As your series progresses, you face an increasingly difficult balancing act between serving longtime readers and accommodating newcomers. Each book needs to provide enough context for new readers to follow the story without boring returning readers with extensive recaps of previous events.

The best approach is to weave necessary backstory into the natural flow of the narrative. Instead of opening each book with a summary of what happened before, reveal previous events organically through character thoughts, dialogue, and action as they become relevant to the current story. A character might briefly reflect on a past event when facing a similar situation, or a piece of dialogue might reference a previous book's events in a way that provides context without feeling like an info dump.

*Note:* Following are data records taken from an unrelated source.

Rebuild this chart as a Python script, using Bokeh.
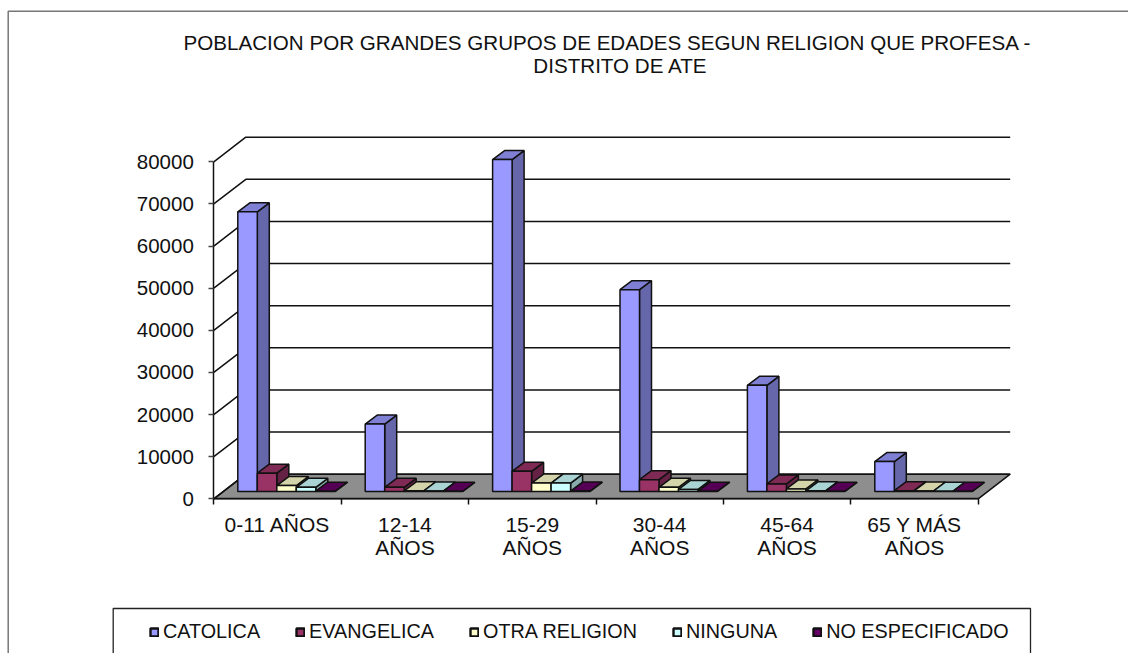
from bokeh.plotting import figure
from bokeh.models import Range1d, FixedTicker, Label, BoxAnnotation, Legend, LegendItem
from bokeh.embed import file_html
from bokeh.resources import INLINE

categories = ["0-11 AÑOS", "12-14\nAÑOS", "15-29\nAÑOS", "30-44\nAÑOS", "45-64\nAÑOS", "65 Y MÁS\nAÑOS"]
catolica = [66400, 16000, 78800, 47900, 25200, 7100]
evangelica = [4350, 1000, 4800, 2800, 1800, 200]
otra = [1400, 150, 2000, 1000, 600, 100]
ninguna = [1000, 120, 2000, 500, 150, 60]
no_especificado = [80, 40, 90, 70, 50, 30]
series_names = ["CATOLICA", "EVANGELICA", "OTRA RELIGION", "NINGUNA", "NO ESPECIFICADO"]
y_ticks = [0, 10000, 20000, 30000, 40000, 50000, 60000, 70000, 80000]
front_colors = ["#9999FF", "#993366", "#FFFFCC", "#CCFFFF", "#660066"]
top_colors = ["#7F7FD4", "#7F2A55", "#D4D4AA", "#AAD4D4", "#550055"]
side_colors = ["#6666AA", "#662244", "#AAAA88", "#88AAAA", "#440044"]
all_series = [catolica, evangelica, otra, ninguna, no_especificado]

TITLE1 = "POBLACION POR GRANDES GRUPOS DE EDADES SEGUN RELIGION QUE PROFESA -"
TITLE2 = "DISTRITO DE ATE"
FONT = "Liberation Sans"

# page-pixel geometry: the frame fills the whole canvas
W, H = 1128, 653
X0, Y0 = 213.3, 498.3
CAT_PX = 127.4
VAL_PX = 337.0 / 80000
sx = lambda px: (px - X0) / CAT_PX
sy = lambda px: (Y0 - px) / VAL_PX
dxu = lambda px: px / CAT_PX
dyu = lambda px: px / VAL_PX

p = figure(width=W, height=H, output_backend="svg", toolbar_location=None,
           x_range=Range1d(sx(0), sx(W)), y_range=Range1d(sy(H), sy(0)),
           min_border_left=0, min_border_right=0, min_border_top=0, min_border_bottom=0,
           outline_line_color=None, background_fill_color="white", border_fill_color="white")
p.xgrid.visible = False
p.ygrid.visible = False

LINE = "#111111"
TXT = "#111111"
LW = 1.5
p.yaxis.fixed_location = 0
p.yaxis.ticker = FixedTicker(ticks=y_ticks)
p.yaxis.bounds = (0, 80000)
p.yaxis.major_tick_out = 5
p.yaxis.major_tick_in = 0
p.yaxis.minor_tick_out = 0
p.yaxis.minor_tick_in = 0
p.yaxis.axis_line_color = LINE
p.yaxis.axis_line_width = LW
p.yaxis.major_tick_line_color = "#444444"
p.yaxis.major_tick_line_width = LW
p.yaxis.major_label_text_font = FONT
p.yaxis.major_label_text_font_size = "20.5px"
p.yaxis.major_label_text_color = TXT
p.yaxis.major_label_standoff = 15

n = len(categories)
p.xaxis.fixed_location = 0
p.xaxis.ticker = FixedTicker(ticks=[i + 0.5 for i in range(n)], minor_ticks=list(range(n + 1)))
p.xaxis.bounds = (0, n)
p.xaxis.major_label_overrides = {i + 0.5: c for i, c in enumerate(categories)}
p.xaxis.major_tick_out = 0
p.xaxis.major_tick_in = 0
p.xaxis.minor_tick_out = 6
p.xaxis.minor_tick_in = 0
p.xaxis.minor_tick_line_color = LINE
p.xaxis.minor_tick_line_width = LW
p.xaxis.axis_line_color = LINE
p.xaxis.axis_line_width = LW
p.xaxis.major_label_text_font = FONT
p.xaxis.major_label_text_font_size = "21px"
p.xaxis.major_label_text_color = TXT
p.xaxis.major_label_text_line_height = 1.02
p.xaxis.major_label_standoff = 8

# oblique depth
DX, DY = dxu(32), dyu(24.6)
p.patch([0, n, n + DX, DX], [0, 0, DY, DY], fill_color="#8E8E8E", line_color=LINE, line_width=LW)
gx, gy = [], []
for v in y_ticks:
    gx.append([0, DX, n + DX])
    gy.append([v, v + DY, v + DY])
p.multi_line(gx, gy, line_color=LINE, line_width=LW)

# bars
BW = 19.5 / CAT_PX
MARGIN = 15 / CAT_PX
OX, OY = dxu(9), dyu(7.3)
BX, BY = dxu(12), dyu(9)
NAN = float("nan")
legend_renderers = []
for s, vals in enumerate(all_series):
    lefts = [i + MARGIN + OX + s * BW for i in range(n)]
    rights = [l + BW for l in lefts]
    tops = [OY + v for v in vals]
    p.patches([[r, r + BX, r + BX, r] for r in rights],
              [[OY, OY + BY, t + BY, t] for t in tops],
              fill_color=side_colors[s], line_color=LINE, line_width=LW)
    p.patches([[l, r, r + BX, l + BX] for l, r in zip(lefts, rights)],
              [[t, t, t + BY, t + BY] for t in tops],
              fill_color=top_colors[s], line_color=LINE, line_width=LW)
    p.quad(left=lefts, right=rights, bottom=[OY] * n, top=tops,
           fill_color=front_colors[s], line_color=LINE, line_width=LW)
    # undrawn renderer that only gives the legend its heavier swatch outline
    legend_renderers.append(p.quad(left=[NAN], right=[NAN], bottom=[NAN], top=[NAN],
                                   fill_color=front_colors[s], line_color="#111111", line_width=2.4))

# chart border and legend box
p.add_layout(BoxAnnotation(left=sx(7.7), right=sx(1300), top=sy(10.7), bottom=sy(800), fill_alpha=0,
                           line_color="#777777", line_width=1.5, line_alpha=1))
p.add_layout(BoxAnnotation(left=sx(112.7), right=sx(1030), top=sy(608), bottom=sy(800), fill_alpha=0,
                           line_color="#222222", line_width=1.3, line_alpha=1))

# title
p.add_layout(Label(x=sx(607), y=sy(42), text=TITLE1, text_align="center", text_baseline="middle",
                   text_font=FONT, text_font_size="20.6px", text_color=TXT))
p.add_layout(Label(x=sx(620), y=sy(65), text=TITLE2, text_align="center", text_baseline="middle",
                   text_font=FONT, text_font_size="20.6px", text_color=TXT))

legend = Legend(items=[LegendItem(label=nm, renderers=[r]) for nm, r in zip(series_names, legend_renderers)],
                orientation="horizontal", location=(149, H - 643),
                border_line_color=None, background_fill_alpha=0, padding=0, margin=0,
                spacing=35, glyph_width=10, glyph_height=10, label_standoff=4,
                label_text_font=FONT, label_text_font_size="19.8px", label_text_color=TXT,
                label_height=22)
p.add_layout(legend)

open("out.html", "w").write(file_html(p, INLINE))
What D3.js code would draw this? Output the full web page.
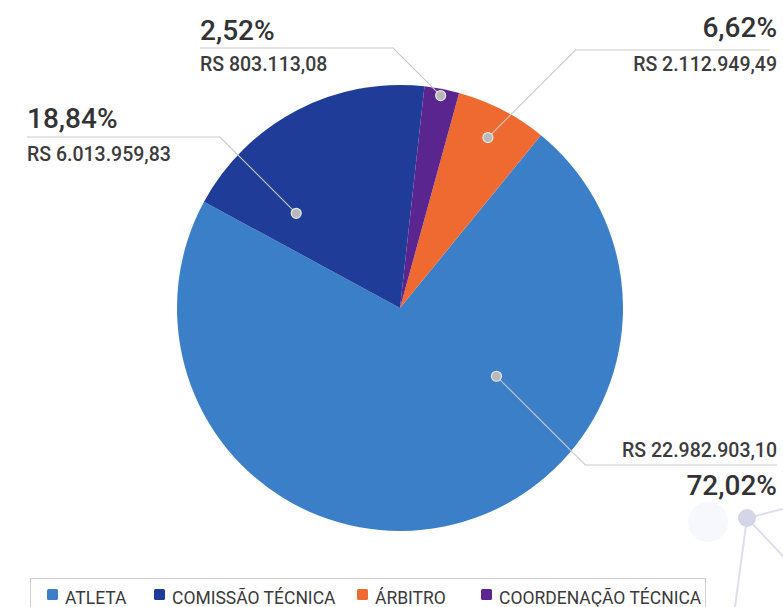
<!DOCTYPE html>
<html lang="pt-BR">
<head>
<meta charset="utf-8">
<title>Distribuição de recursos por função</title>
<script src="https://cdn.jsdelivr.net/npm/d3@7"></script>
<style>
  html, body { margin: 0; padding: 0; background: #ffffff; }
  svg { display: block; font-family: Roboto, "Open Sans", sans-serif; }
</style>
</head>
<body>
<svg id="chart" width="783" height="607"></svg>
<script>
// Categories in legend order
const categories = ["ATLETA", "COMISSÃO TÉCNICA", "ÁRBITRO", "COORDENAÇÃO TÉCNICA"];
// Share of the total, percent
const percents = [72.02, 18.84, 6.62, 2.52];
// Amounts as printed
const amounts = ["RS 22.982.903,10", "RS 6.013.959,83", "RS 2.112.949,49", "RS 803.113,08"];
// Clockwise drawing order of the slices, starting just right of twelve o'clock
const sliceOrder = ["COORDENAÇÃO TÉCNICA", "ÁRBITRO", "ATLETA", "COMISSÃO TÉCNICA"];

const colors = {
  "ATLETA": "#3b7fc9",
  "COMISSÃO TÉCNICA": "#1f3c98",
  "ÁRBITRO": "#ee6a30",
  "COORDENAÇÃO TÉCNICA": "#5b2590"
};

// Callout layout: where the marker sits inside its slice (fraction of the
// slice's angle, fraction of the radius) and where the leader and text go.
const callouts = {
  "ATLETA":              { t: 0.332, rf: 0.53, elbowY: 465, endX: 777, anchor: "end",   textX: 777, pctDy: 30,  amtDy: -8 },
  "COMISSÃO TÉCNICA":    { t: 0.205, rf: 0.63, elbowY: 137, endX: 27,  anchor: "start", textX: 27,  pctDy: -9,  amtDy: 24 },
  "ÁRBITRO":             { t: 0.5,   rf: 0.86, elbowY: 50,  endX: 770, anchor: "end",   textX: 777, pctDy: -13, amtDy: 21 },
  "COORDENAÇÃO TÉCNICA": { t: 0.5,   rf: 0.97, elbowY: 48,  endX: 200, anchor: "start", textX: 200, pctDy: -8,  amtDy: 23 }
};

const data = categories.map((name, i) => ({ name, pct: percents[i], amount: amounts[i] }));

const svg = d3.select("#chart");
const cx = 400, cy = 308, radius = 223;
const startDeg = 6.3;

// Faint network decoration in the lower right corner
const deco = svg.append("g").attr("class", "decoration");
const hub = { x: 747, y: 518 };
const spokes = [[783, 509], [735, 607], [783, 556]];
deco.append("circle").attr("cx", 708).attr("cy", 522).attr("r", 20)
  .attr("fill", "#f2f4fb").attr("opacity", 0.6);
deco.selectAll("line").data(spokes).join("line")
  .attr("x1", hub.x).attr("y1", hub.y)
  .attr("x2", d => d[0]).attr("y2", d => d[1])
  .attr("stroke", "#dedeee").attr("stroke-width", 2);
deco.append("circle").attr("cx", hub.x).attr("cy", hub.y).attr("r", 9)
  .attr("fill", "#d5d5ea");

// Pie
const pie = d3.pie()
  .value(d => d.pct)
  .sort((a, b) => sliceOrder.indexOf(a.name) - sliceOrder.indexOf(b.name))
  .startAngle(startDeg * Math.PI / 180)
  .endAngle((startDeg + 360) * Math.PI / 180);

const arcs = pie(data);
const arc = d3.arc().innerRadius(0).outerRadius(radius);

const g = svg.append("g").attr("transform", `translate(${cx},${cy})`);
g.selectAll("path.slice").data(arcs).join("path")
  .attr("class", "slice")
  .attr("d", arc)
  .attr("fill", d => colors[d.data.name]);

// Callouts: marker, leader line and the two text lines
function markerPoint(d) {
  const c = callouts[d.data.name];
  const a = d.startAngle + (d.endAngle - d.startAngle) * c.t;
  const r = radius * c.rf;
  return [cx + r * Math.sin(a), cy - r * Math.cos(a)];
}

const labels = svg.append("g").attr("class", "callouts");

arcs.forEach(d => {
  const c = callouts[d.data.name];
  const [mx, my] = markerPoint(d);
  const dy = c.elbowY - my;
  const dir = c.endX > mx ? 1 : -1;
  const ex = mx + dir * Math.abs(dy);
  labels.append("path")
    .attr("d", d3.line()([[mx, my], [ex, c.elbowY], [c.endX, c.elbowY]]))
    .attr("fill", "none")
    .attr("stroke", "#c9c9c9")
    .attr("stroke-width", 1.1);
  labels.append("circle")
    .attr("cx", mx).attr("cy", my).attr("r", 5)
    .attr("fill", "#b9b9bb")
    .attr("stroke", "#e6e6e6").attr("stroke-width", 1.2);

  labels.append("text")
    .attr("x", c.textX).attr("y", c.elbowY + c.pctDy)
    .attr("text-anchor", c.anchor)
    .attr("font-size", 28).attr("font-weight", 500)
    .attr("fill", "#333333")
    .text(d3.format(".2f")(d.data.pct).replace(".", ",") + "%");

  labels.append("text")
    .attr("x", c.textX).attr("y", c.elbowY + c.amtDy)
    .attr("text-anchor", c.anchor)
    .attr("font-size", 19.5).attr("font-weight", 500)
    .attr("fill", "#3c3c3c")
    .text(d.data.amount);
});

// Legend
const legend = svg.append("g").attr("class", "legend");
legend.append("rect")
  .attr("x", 30.5).attr("y", 578.5).attr("width", 675).attr("height", 40)
  .attr("fill", "#ffffff").attr("stroke", "#cfcfcf").attr("stroke-width", 1);

const legendX = [47, 154, 357, 481];
const items = legend.selectAll("g.item").data(categories).join("g")
  .attr("class", "item")
  .attr("transform", (d, i) => `translate(${legendX[i]},0)`);
items.append("rect")
  .attr("x", 0).attr("y", 589).attr("width", 11).attr("height", 11).attr("rx", 1.5)
  .attr("fill", d => colors[d]);
items.append("text")
  .attr("x", 18).attr("y", 603.5)
  .attr("font-size", 17.5).attr("fill", "#3a3a3a")
  .text(d => d);
</script>
</body>
</html>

Accept that later books in a series will be somewhat less accessible to new readers than the first book. This is natural and unavoidable, especially in serial series. Focus on making the first book the best possible entry point, with a strong, self-contained story that hooks readers and makes them want to continue.

The Business of Series

From a publishing and marketing perspective, series have significant advantages. Readers who enjoy the first book are likely to buy subsequent installments, creating a more predictable revenue stream. A new book in a series also drives sales of earlier books, as new readers discover the series and go back to the beginning. This "backlist effect" means that the total value of a series is greater than the sum of its individual parts.

However, series also carry risks. If the first book does not sell well, the publisher may not want to continue. If the quality drops in later books, readers may abandon the series and lose faith in the author. And the time investment required to plan, write, and maintain a multi-book series is enormous, with no guarantee that the market will sustain interest over the years it takes to complete.

Plan your series length carefully. Trilogies remain the most popular series format because they provide enough space for a rich, complex story without overstaying their welcome. Longer series can work, especially in genres like fantasy and romance, but they require exceptional planning and execution to maintain quality and reader interest over many installments.